GIVEN TASK:
Below is some material; set it all down exactly, apart from the pictures.

SUPPLIED MATERIAL:
★ ★ ★ ★ ★

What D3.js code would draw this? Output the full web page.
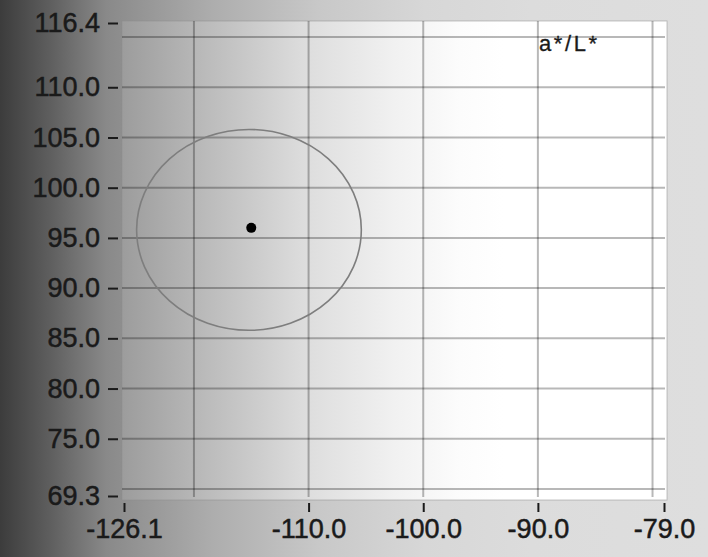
<!DOCTYPE html>
<html>
<head>
<meta charset="utf-8">
<script src="https://cdn.jsdelivr.net/npm/d3@7"></script>
<style>
  body { margin: 0; background: #dcdcdc; }
  svg { display: block; font-family: "Liberation Sans", Arial, sans-serif; }
</style>
</head>
<body>
<div id="chart"></div>
<script>
// axis ranges and ticks
let xDomain = [-126.1, -79.0];
let yDomain = [69.3, 116.4];
let xTickValues = [-126.1, -110.0, -100.0, -90.0, -79.0];
let yTickValues = [116.4, 110.0, 105.0, 100.0, 95.0, 90.0, 85.0, 80.0, 75.0, 69.3];
let xGridValues = [-120, -110, -100, -90, -80];
let yGridValues = [70, 75, 80, 85, 90, 95, 100, 105, 110, 115];

// measured point (a*, L*) and its tolerance ellipse
let pointA = [-115.0];
let pointL = [96.0];
let ellipseCenter = [-115.2, 95.8];
let ellipseRadius = [9.8, 10.0];
let plotLabel = "a*/L*";

let W = 708, H = 557;
let svg = d3.select("#chart").append("svg")
  .attr("width", W)
  .attr("height", H);

let defs = svg.append("defs");

// outer panel gradient
let bg = defs.append("linearGradient").attr("id", "bgGrad")
  .attr("x1", 0).attr("x2", 1).attr("y1", 0).attr("y2", 0);
[[0, "#3c3c3c"], [0.07, "#5e5e5e"], [0.15, "#898989"], [0.3, "#adadad"],
 [0.45, "#c8c8c8"], [0.6, "#d7d7d7"], [0.75, "#dcdcdc"], [1, "#dedede"]]
  .forEach(s => bg.append("stop").attr("offset", s[0]).attr("stop-color", s[1]));

// plot area gradient
let pg = defs.append("linearGradient").attr("id", "plotGrad")
  .attr("x1", 0).attr("x2", 1).attr("y1", 0).attr("y2", 0);
[[0, "#9c9c9c"], [0.15, "#bababa"], [0.33, "#dcdcdc"], [0.5, "#f1f1f1"],
 [0.62, "#fcfcfc"], [0.7, "#ffffff"], [1, "#ffffff"]]
  .forEach(s => pg.append("stop").attr("offset", s[0]).attr("stop-color", s[1]));

svg.append("rect")
  .attr("width", W).attr("height", H)
  .attr("fill", "url(#bgGrad)");

let x = d3.scaleLinear().domain(xDomain).range([124, 664]);
let y = d3.scaleLinear().domain(yDomain).range([496, 23]);

let plotLeft = 122, plotRight = 667, plotTop = 21, plotBottom = 500;

svg.append("rect")
  .attr("x", plotLeft).attr("y", plotTop)
  .attr("width", plotRight - plotLeft)
  .attr("height", plotBottom - plotTop)
  .attr("fill", "url(#plotGrad)")
  .attr("stroke", "#8c8c8c")
  .attr("stroke-opacity", 0.5)
  .attr("stroke-width", 1);

// grid lines
let grid = svg.append("g").attr("class", "grid")
  .attr("stroke", "#000")
  .attr("stroke-opacity", 0.28)
  .attr("stroke-width", 2);

grid.selectAll(".vgrid").data(xGridValues).enter().append("line")
  .attr("class", "vgrid")
  .attr("x1", d => x(d)).attr("x2", d => x(d))
  .attr("y1", plotTop).attr("y2", plotBottom - 3);

grid.selectAll(".hgrid").data(yGridValues).enter().append("line")
  .attr("class", "hgrid")
  .attr("x1", plotLeft).attr("x2", plotRight - 2)
  .attr("y1", d => y(d)).attr("y2", d => y(d));

// axes (plain hyphen for the minus sign, like the original)
let fmt = d => d.toFixed(1);

let yAxis = svg.append("g")
  .attr("transform", "translate(118,0)")
  .call(d3.axisLeft(y).tickValues(yTickValues).tickSize(10).tickPadding(8).tickFormat(fmt));

let xAxis = svg.append("g")
  .attr("transform", "translate(0,503)")
  .call(d3.axisBottom(x).tickValues(xTickValues).tickSize(9).tickPadding(7).tickFormat(fmt));

[xAxis, yAxis].forEach(a => {
  a.select(".domain").remove();
  a.selectAll(".tick line").attr("stroke", "#1a1a1a").attr("stroke-width", 2);
  a.selectAll(".tick text")
    .attr("fill", "#1a1a1a")
    .attr("stroke", "#1a1a1a")
    .attr("stroke-width", 0.5)
    .style("font-size", "27px")
    .style("font-family", "'Liberation Sans', Arial, sans-serif");
});

// tolerance ellipse
svg.append("ellipse")
  .attr("cx", x(ellipseCenter[0]))
  .attr("cy", y(ellipseCenter[1]))
  .attr("rx", x(ellipseCenter[0] + ellipseRadius[0]) - x(ellipseCenter[0]))
  .attr("ry", y(ellipseCenter[1]) - y(ellipseCenter[1] + ellipseRadius[1]))
  .attr("fill", "none")
  .attr("stroke", "#7e7e7e")
  .attr("stroke-width", 1.6);

// measured point
svg.selectAll(".pt").data(pointA).enter().append("circle")
  .attr("class", "pt")
  .attr("cx", d => x(d))
  .attr("cy", (d, i) => y(pointL[i]))
  .attr("r", 5)
  .attr("fill", "#000");

// plot label
svg.append("text")
  .attr("x", 539)
  .attr("y", 51)
  .attr("fill", "#1a1a1a")
  .attr("stroke", "#1a1a1a")
  .attr("stroke-width", 0.3)
  .attr("textLength", 58)
  .attr("lengthAdjust", "spacing")
  .style("font-size", "22px")
  .text(plotLabel);
</script>
</body>
</html>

★ ★ ★ ★ ★

EXERCISE ANSWER:
What D3.js code would draw this? Output the full web page.
<!DOCTYPE html>
<html>
<head>
<meta charset="utf-8">
<script src="https://cdn.jsdelivr.net/npm/d3@7"></script>
<style>
  body { margin: 0; background: #dcdcdc; }
  svg { display: block; font-family: "Liberation Sans", Arial, sans-serif; }
</style>
</head>
<body>
<div id="chart"></div>
<script>
// axis ranges and ticks
let xDomain = [-126.1, -79.0];
let yDomain = [69.3, 116.4];
let xTickValues = [-126.1, -110.0, -100.0, -90.0, -79.0];
let yTickValues = [116.4, 110.0, 105.0, 100.0, 95.0, 90.0, 85.0, 80.0, 75.0, 69.3];
let xGridValues = [-120, -110, -100, -90, -80];
let yGridValues = [70, 75, 80, 85, 90, 95, 100, 105, 110, 115];

// measured point (a*, L*) and its tolerance ellipse
let pointA = [-115.0];
let pointL = [96.0];
let ellipseCenter = [-115.2, 95.8];
let ellipseRadius = [9.8, 10.0];
let plotLabel = "a*/L*";

let W = 708, H = 557;
let svg = d3.select("#chart").append("svg")
  .attr("width", W)
  .attr("height", H);

let defs = svg.append("defs");

// outer panel gradient
let bg = defs.append("linearGradient").attr("id", "bgGrad")
  .attr("x1", 0).attr("x2", 1).attr("y1", 0).attr("y2", 0);
[[0, "#3c3c3c"], [0.07, "#5e5e5e"], [0.15, "#898989"], [0.3, "#adadad"],
 [0.45, "#c8c8c8"], [0.6, "#d7d7d7"], [0.75, "#dcdcdc"], [1, "#dedede"]]
  .forEach(s => bg.append("stop").attr("offset", s[0]).attr("stop-color", s[1]));

// plot area gradient
let pg = defs.append("linearGradient").attr("id", "plotGrad")
  .attr("x1", 0).attr("x2", 1).attr("y1", 0).attr("y2", 0);
[[0, "#9c9c9c"], [0.15, "#bababa"], [0.33, "#dcdcdc"], [0.5, "#f1f1f1"],
 [0.62, "#fcfcfc"], [0.7, "#ffffff"], [1, "#ffffff"]]
  .forEach(s => pg.append("stop").attr("offset", s[0]).attr("stop-color", s[1]));

svg.append("rect")
  .attr("width", W).attr("height", H)
  .attr("fill", "url(#bgGrad)");

let x = d3.scaleLinear().domain(xDomain).range([124, 664]);
let y = d3.scaleLinear().domain(yDomain).range([496, 23]);

let plotLeft = 122, plotRight = 667, plotTop = 21, plotBottom = 500;

svg.append("rect")
  .attr("x", plotLeft).attr("y", plotTop)
  .attr("width", plotRight - plotLeft)
  .attr("height", plotBottom - plotTop)
  .attr("fill", "url(#plotGrad)")
  .attr("stroke", "#8c8c8c")
  .attr("stroke-opacity", 0.5)
  .attr("stroke-width", 1);

// grid lines
let grid = svg.append("g").attr("class", "grid")
  .attr("stroke", "#000")
  .attr("stroke-opacity", 0.28)
  .attr("stroke-width", 2);

grid.selectAll(".vgrid").data(xGridValues).enter().append("line")
  .attr("class", "vgrid")
  .attr("x1", d => x(d)).attr("x2", d => x(d))
  .attr("y1", plotTop).attr("y2", plotBottom - 3);

grid.selectAll(".hgrid").data(yGridValues).enter().append("line")
  .attr("class", "hgrid")
  .attr("x1", plotLeft).attr("x2", plotRight - 2)
  .attr("y1", d => y(d)).attr("y2", d => y(d));

// axes (plain hyphen for the minus sign, like the original)
let fmt = d => d.toFixed(1);

let yAxis = svg.append("g")
  .attr("transform", "translate(118,0)")
  .call(d3.axisLeft(y).tickValues(yTickValues).tickSize(10).tickPadding(8).tickFormat(fmt));

let xAxis = svg.append("g")
  .attr("transform", "translate(0,503)")
  .call(d3.axisBottom(x).tickValues(xTickValues).tickSize(9).tickPadding(7).tickFormat(fmt));

[xAxis, yAxis].forEach(a => {
  a.select(".domain").remove();
  a.selectAll(".tick line").attr("stroke", "#1a1a1a").attr("stroke-width", 2);
  a.selectAll(".tick text")
    .attr("fill", "#1a1a1a")
    .attr("stroke", "#1a1a1a")
    .attr("stroke-width", 0.5)
    .style("font-size", "27px")
    .style("font-family", "'Liberation Sans', Arial, sans-serif");
});

// tolerance ellipse
svg.append("ellipse")
  .attr("cx", x(ellipseCenter[0]))
  .attr("cy", y(ellipseCenter[1]))
  .attr("rx", x(ellipseCenter[0] + ellipseRadius[0]) - x(ellipseCenter[0]))
  .attr("ry", y(ellipseCenter[1]) - y(ellipseCenter[1] + ellipseRadius[1]))
  .attr("fill", "none")
  .attr("stroke", "#7e7e7e")
  .attr("stroke-width", 1.6);

// measured point
svg.selectAll(".pt").data(pointA).enter().append("circle")
  .attr("class", "pt")
  .attr("cx", d => x(d))
  .attr("cy", (d, i) => y(pointL[i]))
  .attr("r", 5)
  .attr("fill", "#000");

// plot label
svg.append("text")
  .attr("x", 539)
  .attr("y", 51)
  .attr("fill", "#1a1a1a")
  .attr("stroke", "#1a1a1a")
  .attr("stroke-width", 0.3)
  .attr("textLength", 58)
  .attr("lengthAdjust", "spacing")
  .style("font-size", "22px")
  .text(plotLabel);
</script>
</body>
</html>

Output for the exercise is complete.